Damien chante comme un shaman sous peyotl, joue du cornet (donc), de l’harmonica, du banjo, bidouille deux ou trois choses sur une table de mixage placée à sa gauche tandis que Jean François lance ses petits mécanismes, fait des percussions, gonfle des ballons, souffle dans des trucs non identifiés. Le blues microscopique et pointilliste de 300 mA repose sur peu de choses, équilibre précaire et tendu, Tom Waits meets Geo Touvetout, rudesse du chant et sécheresse du banjo contre raclements industriels et esclandres mécaniques. A l’image des toupies qui tournoient sur des plaques de métal ou des baffles, la musique de 300 mA est hypnotique, captivante. Elle est surtout profondément organique, ces machines n’en sont pas tant que ça. J’aurais seulement préféré que le duo joue un peu moins longtemps : certaines redites par ci par là, et avec elles la lassitude de l’auditeur paresseux. Quelques trous font donc leur apparition dans un intérêt qui se fêle, ce concert aurait été vraiment très bon avec une vingtaine de minutes en moins. Lorsque j’ai évoqué avec l’un des deux musiciens le formidable disque de Pierre Berthet avec Frédéric Le Junter (chez Vand'oeuvre) comme l’un des référents possibles à la musique de 300 mA, j’ai essuyé une petite moue (personne n’aime être comparé, ça je le comprends aisément) mais, bien que ce soit forcément restrictif, il y a bien de ça, quelques pistes communes parcourues certes de manières différentes.


















A peine le deuxième album de Feu Thérèse était il publié que l’on apprenait que le groupe avait déjà splitté. C’était d’autant plus énervant que des enregistrements live laissaient deviner de longues tirades hypnotiques influencées par un rock choucroute allemand bien digéré et à l’exact opposé des ritournelles au glucose poppy de l’album. L’annonce d’un nouveau projet monté par Jonathan Parant et Alexandre St-Onge (également dans Shalabi Effects) constituait donc une très bonne nouvelle. k.a.n.t.n.a.g.a.n.o. pouvait éventuellement promettre le même genre de débordement compulsif et répétitif.

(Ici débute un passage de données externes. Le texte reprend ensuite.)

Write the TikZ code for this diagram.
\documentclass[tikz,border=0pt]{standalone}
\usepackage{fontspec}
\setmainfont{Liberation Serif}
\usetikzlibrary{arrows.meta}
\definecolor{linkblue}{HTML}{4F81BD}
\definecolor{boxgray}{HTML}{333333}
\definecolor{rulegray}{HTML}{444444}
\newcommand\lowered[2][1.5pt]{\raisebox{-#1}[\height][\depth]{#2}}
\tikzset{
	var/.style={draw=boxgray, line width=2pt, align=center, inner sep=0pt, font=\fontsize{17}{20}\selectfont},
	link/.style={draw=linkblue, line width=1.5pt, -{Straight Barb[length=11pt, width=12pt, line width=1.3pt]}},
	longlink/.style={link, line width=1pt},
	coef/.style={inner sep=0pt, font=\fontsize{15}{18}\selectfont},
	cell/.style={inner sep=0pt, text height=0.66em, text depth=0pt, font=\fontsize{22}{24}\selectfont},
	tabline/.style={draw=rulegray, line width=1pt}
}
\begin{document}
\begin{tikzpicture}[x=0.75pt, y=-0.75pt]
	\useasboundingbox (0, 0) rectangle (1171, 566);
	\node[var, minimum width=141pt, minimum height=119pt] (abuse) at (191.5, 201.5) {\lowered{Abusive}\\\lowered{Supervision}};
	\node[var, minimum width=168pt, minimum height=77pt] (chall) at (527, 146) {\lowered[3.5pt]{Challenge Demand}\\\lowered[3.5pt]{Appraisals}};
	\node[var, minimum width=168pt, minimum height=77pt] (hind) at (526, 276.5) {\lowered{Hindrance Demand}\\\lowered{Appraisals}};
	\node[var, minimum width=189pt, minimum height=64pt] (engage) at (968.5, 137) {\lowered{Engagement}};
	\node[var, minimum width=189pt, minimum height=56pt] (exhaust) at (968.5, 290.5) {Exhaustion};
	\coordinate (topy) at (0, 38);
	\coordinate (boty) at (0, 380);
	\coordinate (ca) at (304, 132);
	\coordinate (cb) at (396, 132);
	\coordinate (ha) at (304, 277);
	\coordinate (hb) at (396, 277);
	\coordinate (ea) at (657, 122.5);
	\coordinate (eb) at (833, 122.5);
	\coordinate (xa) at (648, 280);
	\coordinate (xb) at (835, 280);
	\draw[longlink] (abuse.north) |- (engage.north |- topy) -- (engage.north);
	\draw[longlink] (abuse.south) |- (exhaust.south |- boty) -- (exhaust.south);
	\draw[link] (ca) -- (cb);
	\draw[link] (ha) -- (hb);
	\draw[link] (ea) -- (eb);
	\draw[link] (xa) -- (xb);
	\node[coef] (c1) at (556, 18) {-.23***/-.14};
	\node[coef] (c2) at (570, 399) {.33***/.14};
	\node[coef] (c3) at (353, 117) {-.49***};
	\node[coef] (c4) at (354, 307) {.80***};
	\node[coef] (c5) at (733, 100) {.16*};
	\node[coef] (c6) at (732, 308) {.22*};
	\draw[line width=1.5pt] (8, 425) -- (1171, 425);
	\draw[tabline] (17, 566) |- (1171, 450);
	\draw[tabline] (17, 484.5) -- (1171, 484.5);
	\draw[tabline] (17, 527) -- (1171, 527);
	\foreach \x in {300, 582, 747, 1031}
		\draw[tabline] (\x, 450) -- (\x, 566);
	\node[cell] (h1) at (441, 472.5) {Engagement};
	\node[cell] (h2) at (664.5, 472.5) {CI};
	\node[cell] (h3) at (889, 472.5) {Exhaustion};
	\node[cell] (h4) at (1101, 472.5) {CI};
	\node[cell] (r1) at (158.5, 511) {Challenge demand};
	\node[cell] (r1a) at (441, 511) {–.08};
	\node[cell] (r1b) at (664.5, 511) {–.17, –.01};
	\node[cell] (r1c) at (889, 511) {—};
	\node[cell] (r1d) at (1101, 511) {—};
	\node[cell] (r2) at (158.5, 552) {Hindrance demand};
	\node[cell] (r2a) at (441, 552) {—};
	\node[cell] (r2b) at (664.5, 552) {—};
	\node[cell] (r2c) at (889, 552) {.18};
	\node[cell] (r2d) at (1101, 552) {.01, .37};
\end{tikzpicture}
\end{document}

C’était sans compter sans le sens de l’organisation des Québécois qui comme beaucoup de groupes/musiciens d’outre-Atlantique profitent de l’opportunité des concerts pour faire un peu de tourisme sur le vieux continent. Une bonne idée en soi mais dont la première conséquence sera que les trois membres de k.a.n.t.n.a.g.a.n.o. (le troisième s’appelle Alexander Wilson) voyagent léger : pas de percus, pas de guitares -juste des laptops, des claviers et des boiboites d’effets. On apprend également que le groupe aurait l’intention de ne pas jouer à la manière de k.a.n.t.n.a.g.a.n.o. mais de réinterpréter une oeuvre solo de chacun de ses membres. En fait nous aurons droit à un seul titre, où tout s’enchaîne. La première moitié du set est catastrophique, sons de synthétiseurs tirés d’un best of the worst de Vangelis, mélodies pour ralentis cinématographiques, voix de castras amphétaminés -barbant et répulsif. Surtout c’est vraiment frustrant de voir Jonathan Parant sur une scène sans sa guitare, planqué derrière un ordinateur portable sur lequel il n’a pas l’air de faire grand-chose (cela me rappelle toujours cette anecdote amusante qui voulait qu’à l’aube de 90’s Alan Wilder passait son temps à envoyer des fax pendant les concerts de Depeche Mode). Les voix s’emballent de plus en plus, montent davantage encore dans les aigus, Nana Mouskouri vient de rejoindre Vangelis sur scène et je ne suis pas loin de me réfugier définitivement du côté du bar.


















Mais c’était sans compter sur ce sacré vieux ferry-boat qui se décide enfin à appareiller pour quitter définitivement Mykonos, ses sandwichs à la grecque et autres plaisirs interdits pour rallier quelques contrées légèrement plus sombres et surtout plus exaltantes. Les sons se durcissent, les voix s’amenuisent, Alexandre St-Onge daigne se servir de la basse qu’il avait jusqu’ici posée sur ses genoux, il ira même après divers gratouillis free jusqu’à nous pondre quelques arpèges que les sourds et les jeunes incultes qualifieraient trop facilement de post rock. La fin voit carrément l’apparition d’un semblant de rythme, digital certes, mais qui fait franchement du bien. Je me suis donc à nouveau rapproché de la scène pour goûter d’un peu plus près à une musique qui sans révolutionner quoi que ce soit (et qui ne m’a surtout pas donné envie de tourner en moi-même aussi vite que les effluves d’alcool me l’auraient permis) devient audible voire bonne. Mais une déception quand même. La prochaine fois les gars il faudra revenir avec un peu plus de matos et de bonnes idées et, promis, je me chargerai de la kétamine.